J’imagine souvent la situation suivante : Désigner cinquante individus au chômage, les installer dans un coin de notre pays aux conditions climatiques et au biotope favorables, leur fournir un minimum de ressources (quelques outils et produits de première nécessité) et observer comment ils s’organisent. D’un coup d’un seul chacun d’entre eux n’aurait-il pas un travail, une tâche, un rôle ? Voici des personnes qui ne « trouvent pas de travail » et qui, intégrées dans une organisation sociale ultra-simplifiée, correspondant à celles de notre préhistoire ou protohistoire, en retrouveraient forcément un. D’ailleurs, a-t-on déjà vu un participant de Koh Lanta ne rien faire de l’aube au crépuscule ?
Changer notre modèle de société
L’évolution de nos sociétés « modernes » a engendré le chômage. Ce problème n’est pas récent : L’Angleterre consacra entre les XVI et XIXème siècles les Lois sur les pauvres, qui visaient à leur accorder une aide financière et à fournir du travail aux sans-emploi.
Quelles caractéristiques de nos sociétés ont-elles engendré l’apparition du chômage ? En voici deux, qui y ont participé selon moi :
- L’urbanisation, qui prive l’individu du lien avec le milieu naturel capable de lui fournir une subsistance.
- La production de masse, qui engendre des unités productives de grande taille et rend une large partie des individus dépendants des organisations qui les emploient.
Ces deux évolutions de la société ont engendré un mouvement d’intermédiation grandissante à deux niveaux :
- Entre les individus et leur milieu naturel, qui fournissait originellement une part de leur subsistance ; les individus sont devenus dépendants des agriculteurs, des acteurs agro-industriels et des grandes surfaces pour obtenir leur nourriture, élément de (sur)vie fondamental avec l’eau.
- Entre fournisseurs de main d’œuvre et consommateurs, qui s’adressaient naguère directement aux artisans et petits commerçants pour obtenir le reste des biens et services dont ils avaient besoin ; Pour travailler il faut désormais pour le plus grand nombre trouver un employeur, une entreprise, une industrie qui ait besoin de leur force de travail.

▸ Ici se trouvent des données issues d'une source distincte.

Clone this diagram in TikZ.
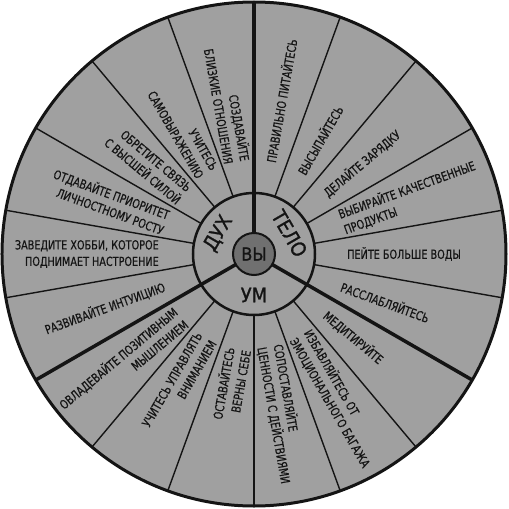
\documentclass[tikz,border=0pt]{standalone}
\usepackage{fontspec}
\setmainfont{DejaVu Sans}
\newfontfamily\condfont{DejaVu Sans Condensed}[FakeStretch=0.86, FakeBold=0.5]
\newfontfamily\ringfont{DejaVu Sans}[FakeStretch=0.9, FakeBold=1]
\definecolor{wheelgray}{RGB}{160,160,160}
\definecolor{coregray}{RGB}{112,112,112}
\definecolor{inkblack}{RGB}{20,20,20}
\tikzset{
  outlabel/.style={anchor=west, align=left, inner sep=0pt, text=inkblack,
    font=\condfont\fontsize{12.5}{16.5}\selectfont},
  inlabel/.style={anchor=east, align=right, inner sep=0pt, text=inkblack,
    font=\condfont\fontsize{12.5}{16.5}\selectfont},
  ringlabel/.style={inner sep=0pt, text=inkblack, font=\ringfont\fontsize{20}{21}\selectfont},
  spoke/.style={line width=1.4pt, draw=inkblack},
  mainspoke/.style={line width=3.5pt, draw=inkblack},
}
\begin{document}
\begin{tikzpicture}[x=1pt, y=1pt]
  \useasboundingbox (-254,-255) rectangle (255,254);
  % wheel
  \fill[wheelgray] (0,0) circle (252);
  \begin{scope}[spoke]
    \draw (110:61) -- (110:252);
    \draw (130:61) -- (130:252);
    \draw (150:61) -- (150:252);
    \draw (170:61) -- (170:252);
    \draw (190:61) -- (190:252);
    \draw (70:61) -- (70:252);
    \draw (50:61) -- (50:252);
    \draw (30:61) -- (30:252);
    \draw (10:61) -- (10:252);
    \draw (-10:61) -- (-10:252);
    \draw (230:61) -- (230:252);
    \draw (250:61) -- (250:252);
    \draw (270:61) -- (270:252);
    \draw (290:61) -- (290:252);
    \draw (310:61) -- (310:252);
  \end{scope}
  \draw[line width=2.5pt, draw=inkblack, fill=wheelgray] (0,0) circle (61);
  \begin{scope}[mainspoke]
    \draw (90:21) -- (90:252);
    \draw (210:21) -- (210:252);
    \draw (330:21) -- (330:252);
  \end{scope}
  \draw[line width=3pt, draw=inkblack] (0,0) circle (252);
  \draw[line width=2pt, draw=inkblack, fill=coregray] (0,0) circle (21);
  \node[text=inkblack, font=\ringfont\fontsize{18}{19}\selectfont] (you) at (0,0) {ВЫ};
  % ring
  \node[ringlabel, rotate=60] (spirit) at (150:41) {ДУХ};
  \node[ringlabel, rotate=-60] (body) at (30:41) {ТЕЛО};
  \node[ringlabel] (mind) at (270:41) {УМ};
  % body
  \node[outlabel, rotate=80] (food) at (80:93) {ПРАВИЛЬНО ПИТАЙТЕСЬ};
  \node[outlabel, rotate=60] (sleep) at (60:93) {ВЫСЫПАЙТЕСЬ};
  \node[outlabel, rotate=40] (sport) at (40:93) {ДЕЛАЙТЕ ЗАРЯДКУ};
  \node[outlabel, rotate=20] (goods) at (20:93) {ВЫБИРАЙТЕ КАЧЕСТВЕННЫЕ\\ПРОДУКТЫ};
  \node[outlabel, rotate=0] (water) at (0:93) {ПЕЙТЕ БОЛЬШЕ ВОДЫ};
  \node[outlabel, rotate=-20] (relax) at (-20:93) {РАССЛАБЛЯЙТЕСЬ};
  % mind
  \node[outlabel, rotate=-40] (meditate) at (-40:93) {МЕДИТИРУЙТЕ};
  \node[outlabel, rotate=-60] (baggage) at (-60:93) {ИЗБАВЛЯЙТЕСЬ ОТ\\ЭМОЦИОНАЛЬНОГО БАГАЖА};
  \node[outlabel, rotate=-80] (values) at (-80:93) {СОПОСТАВЛЯЙТЕ\\ЦЕННОСТИ С ДЕЙСТВИЯМИ};
  \node[inlabel, rotate=80] (true) at (260:96) {ОСТАВАЙТЕСЬ\\ВЕРНЫ СЕБЕ};
  \node[inlabel, rotate=60] (focus) at (240:96) {УЧИТЕСЬ УПРАВЛЯТЬ\\ВНИМАНИЕМ};
  \node[inlabel, rotate=40] (positive) at (220:96) {ОВЛАДЕВАЙТЕ ПОЗИТИВНЫМ\\МЫШЛЕНИЕМ};
  % spirit
  \node[inlabel, rotate=20] (intuition) at (200:95) {РАЗВИВАЙТЕ ИНТУИЦИЮ};
  \node[inlabel, rotate=0] (hobby) at (180:95) {ЗАВЕДИТЕ ХОББИ, КОТОРОЕ\\ПОДНИМАЕТ НАСТРОЕНИЕ};
  \node[inlabel, rotate=-20] (growth) at (160:93) {ОТДАВАЙТЕ ПРИОРИТЕТ\\ЛИЧНОСТНОМУ РОСТУ};
  \node[inlabel, rotate=-40] (higher) at (140:91) {ОБРЕТИТЕ СВЯЗЬ\\С ВЫСШЕЙ СИЛОЙ};
  \node[inlabel, rotate=-60] (express) at (120:93) {УЧИТЕСЬ\\САМОВЫРАЖЕНИЮ};
  \node[inlabel, rotate=-80] (close) at (100:93) {СОЗДАВАЙТЕ\\БЛИЗКИЕ ОТНОШЕНИЯ};
\end{tikzpicture}
\end{document}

Privés de ces deux possibilités – obtenir soi-même de la terre de quoi se nourrir et consacrer sa force de travail directement à la satisfaction de la demande locale de biens et services – nous avons perdu une large part de notre autonomie, de notre faculté à assurer notre subsistance et participer activement à la vie économique et sociale.
Selon moi, nos sociétés devraient s’attacher à favoriser les changements suivants afin d’inverser cette tendance :
- La revitalisation du tissu socio-économique rural.
- Le renforcement des capacités entrepreneuriales de chaque citoyen, par une modification de l’éducation (apprenons à réfléchir et entreprendre plutôt que réciter par cœur !)
- Le soutien des métiers d’artisanat et des très petites entreprises.
- La promotion d’une vie plus frugale et favorisant la qualité et la diversité plutôt que la quantité et le standardisé.